Data extract —
________________________________________

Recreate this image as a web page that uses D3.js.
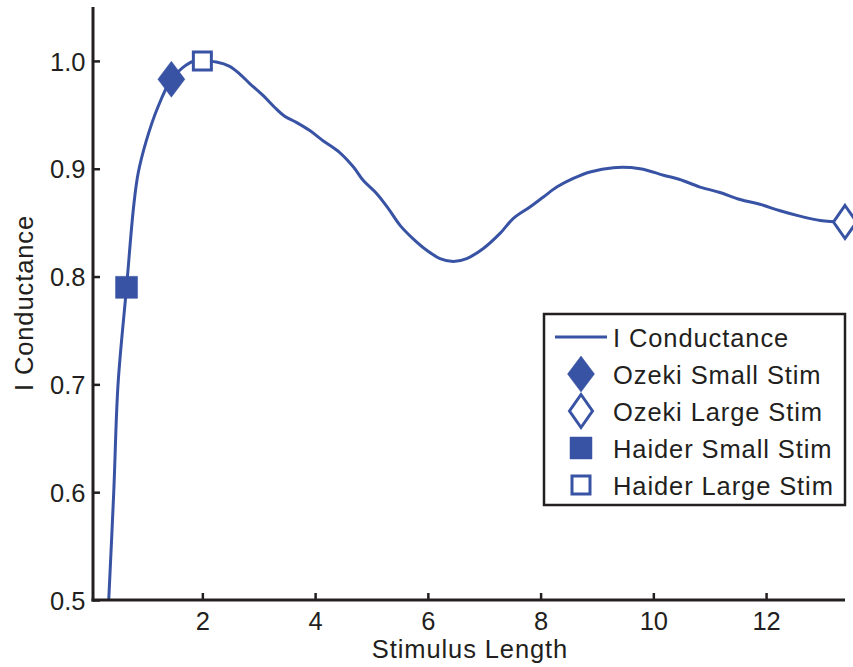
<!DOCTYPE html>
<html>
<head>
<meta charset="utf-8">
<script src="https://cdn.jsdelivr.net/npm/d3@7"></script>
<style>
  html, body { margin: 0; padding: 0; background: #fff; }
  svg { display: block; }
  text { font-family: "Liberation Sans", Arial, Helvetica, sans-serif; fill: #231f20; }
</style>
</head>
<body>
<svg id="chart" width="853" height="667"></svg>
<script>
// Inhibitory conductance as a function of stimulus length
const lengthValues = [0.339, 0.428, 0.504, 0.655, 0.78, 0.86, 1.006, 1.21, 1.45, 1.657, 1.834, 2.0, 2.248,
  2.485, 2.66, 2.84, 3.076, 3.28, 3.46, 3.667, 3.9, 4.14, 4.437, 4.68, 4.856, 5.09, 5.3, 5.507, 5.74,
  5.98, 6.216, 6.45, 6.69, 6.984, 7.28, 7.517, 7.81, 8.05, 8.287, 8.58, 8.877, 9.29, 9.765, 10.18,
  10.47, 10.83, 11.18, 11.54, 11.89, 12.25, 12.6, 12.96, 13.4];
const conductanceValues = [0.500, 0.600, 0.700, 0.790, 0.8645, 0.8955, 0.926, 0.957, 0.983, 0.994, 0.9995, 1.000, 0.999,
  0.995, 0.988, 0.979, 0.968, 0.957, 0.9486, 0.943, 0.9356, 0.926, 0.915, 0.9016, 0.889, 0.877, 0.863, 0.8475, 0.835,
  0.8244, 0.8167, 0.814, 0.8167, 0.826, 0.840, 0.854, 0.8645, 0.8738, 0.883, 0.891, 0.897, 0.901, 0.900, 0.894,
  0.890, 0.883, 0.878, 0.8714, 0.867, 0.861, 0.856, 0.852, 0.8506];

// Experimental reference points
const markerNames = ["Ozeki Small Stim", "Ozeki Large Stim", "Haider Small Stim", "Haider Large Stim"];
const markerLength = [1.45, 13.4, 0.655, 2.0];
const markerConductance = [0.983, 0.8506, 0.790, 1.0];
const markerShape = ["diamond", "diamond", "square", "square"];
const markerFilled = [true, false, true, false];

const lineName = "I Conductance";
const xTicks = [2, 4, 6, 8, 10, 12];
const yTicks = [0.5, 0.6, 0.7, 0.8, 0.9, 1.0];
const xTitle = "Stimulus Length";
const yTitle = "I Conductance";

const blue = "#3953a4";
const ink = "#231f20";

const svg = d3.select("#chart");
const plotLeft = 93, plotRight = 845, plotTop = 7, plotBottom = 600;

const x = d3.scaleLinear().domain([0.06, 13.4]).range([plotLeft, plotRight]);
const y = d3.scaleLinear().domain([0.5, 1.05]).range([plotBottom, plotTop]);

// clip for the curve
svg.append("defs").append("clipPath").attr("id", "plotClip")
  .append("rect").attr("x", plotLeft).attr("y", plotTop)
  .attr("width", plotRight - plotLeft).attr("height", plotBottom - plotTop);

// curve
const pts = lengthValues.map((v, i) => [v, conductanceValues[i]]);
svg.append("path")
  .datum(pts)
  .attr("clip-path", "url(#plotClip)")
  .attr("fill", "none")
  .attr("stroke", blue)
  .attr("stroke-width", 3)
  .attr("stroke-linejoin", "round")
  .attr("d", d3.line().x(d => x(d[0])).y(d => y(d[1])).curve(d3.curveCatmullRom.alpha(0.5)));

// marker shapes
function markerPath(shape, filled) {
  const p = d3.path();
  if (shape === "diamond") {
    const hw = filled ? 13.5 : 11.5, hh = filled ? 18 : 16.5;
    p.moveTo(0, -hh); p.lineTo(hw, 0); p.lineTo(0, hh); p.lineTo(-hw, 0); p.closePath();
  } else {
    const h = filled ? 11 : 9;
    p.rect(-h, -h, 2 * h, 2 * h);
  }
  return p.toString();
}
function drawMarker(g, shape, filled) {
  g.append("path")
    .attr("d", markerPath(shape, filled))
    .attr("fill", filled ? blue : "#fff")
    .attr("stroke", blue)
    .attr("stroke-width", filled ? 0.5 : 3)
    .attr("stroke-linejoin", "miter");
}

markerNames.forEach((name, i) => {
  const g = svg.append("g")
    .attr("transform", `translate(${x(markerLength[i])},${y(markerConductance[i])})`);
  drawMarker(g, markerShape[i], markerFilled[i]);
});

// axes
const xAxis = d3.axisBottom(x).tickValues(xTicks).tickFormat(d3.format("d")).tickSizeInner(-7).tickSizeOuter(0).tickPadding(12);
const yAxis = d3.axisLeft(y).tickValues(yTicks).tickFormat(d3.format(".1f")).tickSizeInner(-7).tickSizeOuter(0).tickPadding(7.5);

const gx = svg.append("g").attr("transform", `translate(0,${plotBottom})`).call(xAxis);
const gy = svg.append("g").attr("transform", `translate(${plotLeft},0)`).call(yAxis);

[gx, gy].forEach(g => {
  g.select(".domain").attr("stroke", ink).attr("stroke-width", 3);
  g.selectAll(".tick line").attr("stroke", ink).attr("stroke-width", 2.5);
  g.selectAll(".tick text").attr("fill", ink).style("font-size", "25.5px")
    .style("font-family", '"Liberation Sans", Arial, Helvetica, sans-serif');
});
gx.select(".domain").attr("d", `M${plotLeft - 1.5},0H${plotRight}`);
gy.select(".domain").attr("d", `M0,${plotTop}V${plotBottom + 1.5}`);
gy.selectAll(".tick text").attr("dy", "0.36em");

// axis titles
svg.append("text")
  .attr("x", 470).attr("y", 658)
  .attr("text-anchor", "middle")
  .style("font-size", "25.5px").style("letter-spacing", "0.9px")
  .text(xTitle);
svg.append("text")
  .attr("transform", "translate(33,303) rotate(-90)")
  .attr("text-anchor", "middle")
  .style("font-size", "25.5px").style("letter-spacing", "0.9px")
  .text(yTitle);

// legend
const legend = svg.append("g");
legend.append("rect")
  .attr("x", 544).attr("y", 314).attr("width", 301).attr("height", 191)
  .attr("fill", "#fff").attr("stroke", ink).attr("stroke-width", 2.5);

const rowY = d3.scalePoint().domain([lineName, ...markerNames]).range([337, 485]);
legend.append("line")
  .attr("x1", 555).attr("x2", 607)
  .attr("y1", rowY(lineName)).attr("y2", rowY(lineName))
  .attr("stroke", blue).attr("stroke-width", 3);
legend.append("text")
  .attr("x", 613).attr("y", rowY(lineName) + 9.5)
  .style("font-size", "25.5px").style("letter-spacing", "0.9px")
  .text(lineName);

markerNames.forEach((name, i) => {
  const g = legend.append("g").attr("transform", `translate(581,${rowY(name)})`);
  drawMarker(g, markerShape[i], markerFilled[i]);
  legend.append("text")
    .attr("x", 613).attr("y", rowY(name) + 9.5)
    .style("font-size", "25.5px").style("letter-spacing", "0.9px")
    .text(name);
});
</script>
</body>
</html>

________________________________________

Problem to solve — Repeat only what lies between the start of the data and the end of the line containing "0.856, 0.852, 0.8506];", exactly, with pictures left out.

Answer to this exercise —
Recreate this image as a web page that uses D3.js.
<!DOCTYPE html>
<html>
<head>
<meta charset="utf-8">
<script src="https://cdn.jsdelivr.net/npm/d3@7"></script>
<style>
  html, body { margin: 0; padding: 0; background: #fff; }
  svg { display: block; }
  text { font-family: "Liberation Sans", Arial, Helvetica, sans-serif; fill: #231f20; }
</style>
</head>
<body>
<svg id="chart" width="853" height="667"></svg>
<script>
// Inhibitory conductance as a function of stimulus length
const lengthValues = [0.339, 0.428, 0.504, 0.655, 0.78, 0.86, 1.006, 1.21, 1.45, 1.657, 1.834, 2.0, 2.248,
  2.485, 2.66, 2.84, 3.076, 3.28, 3.46, 3.667, 3.9, 4.14, 4.437, 4.68, 4.856, 5.09, 5.3, 5.507, 5.74,
  5.98, 6.216, 6.45, 6.69, 6.984, 7.28, 7.517, 7.81, 8.05, 8.287, 8.58, 8.877, 9.29, 9.765, 10.18,
  10.47, 10.83, 11.18, 11.54, 11.89, 12.25, 12.6, 12.96, 13.4];
const conductanceValues = [0.500, 0.600, 0.700, 0.790, 0.8645, 0.8955, 0.926, 0.957, 0.983, 0.994, 0.9995, 1.000, 0.999,
  0.995, 0.988, 0.979, 0.968, 0.957, 0.9486, 0.943, 0.9356, 0.926, 0.915, 0.9016, 0.889, 0.877, 0.863, 0.8475, 0.835,
  0.8244, 0.8167, 0.814, 0.8167, 0.826, 0.840, 0.854, 0.8645, 0.8738, 0.883, 0.891, 0.897, 0.901, 0.900, 0.894,
  0.890, 0.883, 0.878, 0.8714, 0.867, 0.861, 0.856, 0.852, 0.8506];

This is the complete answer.